En pleine Seconde Guerre mondiale, le parallèle entre la situation de la France en 1870 et 1944 est évident. Il y a les mêmes occupants avec les mêmes conditionnements et les mêmes réactions. C'est un véritable film d'époque en costume qui est réalisé avec l'influence picturale de Toulouse-Lautrec et de Delacroix, et même des décors du Quasimodo de William Dieterle pour un budget à peine supérieur de celui octroyé par la RKO aux films de série B. Et Mademoiselle Fifi cumule les canons des sous-genres avec dès le début des personnages archétypaux qui embarquent dans une malle-poste en partance pour Dieppe. Pour la plupart bourgeois cossus et aristocrates déchus, ils fuient l'occupant allemand pour rejoindre la Grande-Bretagne avec de l'argent dans les poches, mais une absence de victuailles pour le voyage. Tous ou presque regardent d'un mauvais œil Elizabeth, jeune et jolie blanchisseuse qu'ils soupçonnent d'avoir usé de ses charmes pour obtenir un laisser-passer germanique alors qu'eux ont dû user de pot de vin. "Normalement, j'aime savoir avec qui je voyage. C'est la guerre, il y a des espions, des traitres et même des voleurs. Voulez-vous vous présenter ?"
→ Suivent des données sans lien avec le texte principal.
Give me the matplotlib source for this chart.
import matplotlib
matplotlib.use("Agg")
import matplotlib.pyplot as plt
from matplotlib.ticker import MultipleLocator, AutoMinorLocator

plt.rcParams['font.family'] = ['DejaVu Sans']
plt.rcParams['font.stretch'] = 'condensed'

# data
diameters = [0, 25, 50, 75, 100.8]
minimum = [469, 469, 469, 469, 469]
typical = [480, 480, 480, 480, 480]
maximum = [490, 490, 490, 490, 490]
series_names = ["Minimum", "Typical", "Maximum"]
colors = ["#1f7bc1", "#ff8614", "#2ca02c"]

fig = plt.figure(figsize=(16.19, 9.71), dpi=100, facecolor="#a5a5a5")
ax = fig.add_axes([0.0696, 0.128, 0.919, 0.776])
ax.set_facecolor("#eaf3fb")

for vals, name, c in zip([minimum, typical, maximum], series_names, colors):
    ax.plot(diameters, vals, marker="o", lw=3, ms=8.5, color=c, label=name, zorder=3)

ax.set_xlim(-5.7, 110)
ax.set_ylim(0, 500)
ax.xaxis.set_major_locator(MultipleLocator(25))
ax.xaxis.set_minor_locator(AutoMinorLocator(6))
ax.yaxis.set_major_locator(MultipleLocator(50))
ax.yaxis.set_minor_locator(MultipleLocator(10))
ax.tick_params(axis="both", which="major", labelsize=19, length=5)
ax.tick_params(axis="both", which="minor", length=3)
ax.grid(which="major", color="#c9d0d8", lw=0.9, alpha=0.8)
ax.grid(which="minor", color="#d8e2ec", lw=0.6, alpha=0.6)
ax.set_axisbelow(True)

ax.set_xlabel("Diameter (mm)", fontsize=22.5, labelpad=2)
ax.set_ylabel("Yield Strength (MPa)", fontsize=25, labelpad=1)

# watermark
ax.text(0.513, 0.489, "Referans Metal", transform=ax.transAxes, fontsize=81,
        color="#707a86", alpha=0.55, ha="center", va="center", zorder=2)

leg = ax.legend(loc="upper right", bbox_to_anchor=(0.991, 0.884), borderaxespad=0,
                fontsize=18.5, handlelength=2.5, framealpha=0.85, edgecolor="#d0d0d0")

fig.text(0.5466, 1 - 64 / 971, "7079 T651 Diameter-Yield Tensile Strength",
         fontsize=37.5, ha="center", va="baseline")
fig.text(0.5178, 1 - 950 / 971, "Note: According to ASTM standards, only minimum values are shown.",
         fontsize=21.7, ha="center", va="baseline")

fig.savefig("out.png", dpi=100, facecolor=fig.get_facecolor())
Comme de bien entendu, Elizabeth va se révéler pure et entière, farouche opposante à l'occupation. Cette première partie en huis-clos dans une malle-poste est à l'époque l'un des axes du western. D'ailleurs, parmi les occupants, ils se trouvent un prêtre et un rebelle en herbe. Le film manie sans gêne tous les symboles patriotiques de La Marseillaise à Jeanne d'Arc en passant par la Lorraine. Las, cette malle-poste à un relais va être stoppée net dans son élan fugitif par cet officier prussien à la bassesse et à l'humiliation assumées. Il souhaite un tête-à-tête dinatoire avec celle qui s'oppose à toute compromission sinon le voyage s'interrompt. Les autres occupants donneront raison à Elizabeth avant de la pousser dans les bras teutoniques, leurs résolutions fléchissant devant leurs intérêts personnels.
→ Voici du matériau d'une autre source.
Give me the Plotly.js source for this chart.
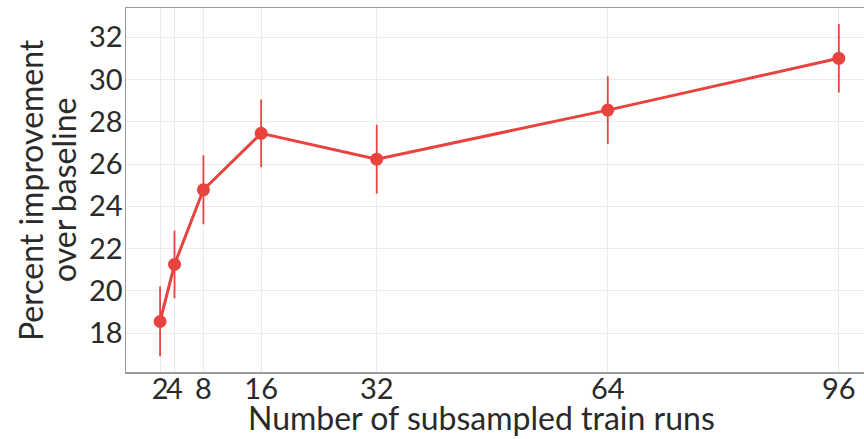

Le film montre alors la femme de basse extraction mais à la noblesse d'âme supérieure et de loin à toutes les autres additionnées. La suite est une évolution d'actes et de pensées, le terreau de la révolte avec en prime des actes de courage qui se confrontent à la lâcheté ambiante, et un poignard planté en plein cœur de ce Mademoiselle Fifi. Film de genre alliant donc western, guerre, romance, espionnage et histoire, il ne s'écarte pas non plus de la propagande qui sévit évidemment à Hollywood avec des icônes acceptables et acceptées par le puritanisme ambiant dont une cristallisation sur une cloche qui ne sonne plus depuis l'occupation. La destruction mentale de l'ennemi est en route, les interrogation pleuvent : "Sommes-nous les vainqueurs ? Fifi était-il un fier combattant dans ce monde de femmelettes, où affublé d'un surnom de femme, il fut tué par une femme ? Que vaut une telle victoire ? Que peut-on en tirer ?"
La réalisation de Robert Wise, annonciatrice de son goût pour les films noirs et psychologiques, associée au rôle merveilleux de Simone Simon joué de manière magistrale et convaincante, font de Mademoiselle Fifi une œuvre à part dans la filmographie d'un réalisateur curieux de tout.
Mademoiselle Fifi : 69 min. réalisé par Robert Wise sur un scénario de Josef Mischel & Peter Ruric, d'après la nouvelle éponyme de Guy de Maupassant, avec Simone Simon, John Emery, Kurt Kreuger, Alan Napier, Helen Freeman, Jason Robards Sr....
Bonus. Présentation de Serge Bromberg.
Citation
Il n'y a rien à dire. Je sais le genre d'homme que vous êtes. Vous ne changerez jamais. Je vous ai écouté, je vous ai cru. Je vous ai pris pour un brave homme, un patriote, un combattant. Mais vous n'êtes qu'un beau parleur.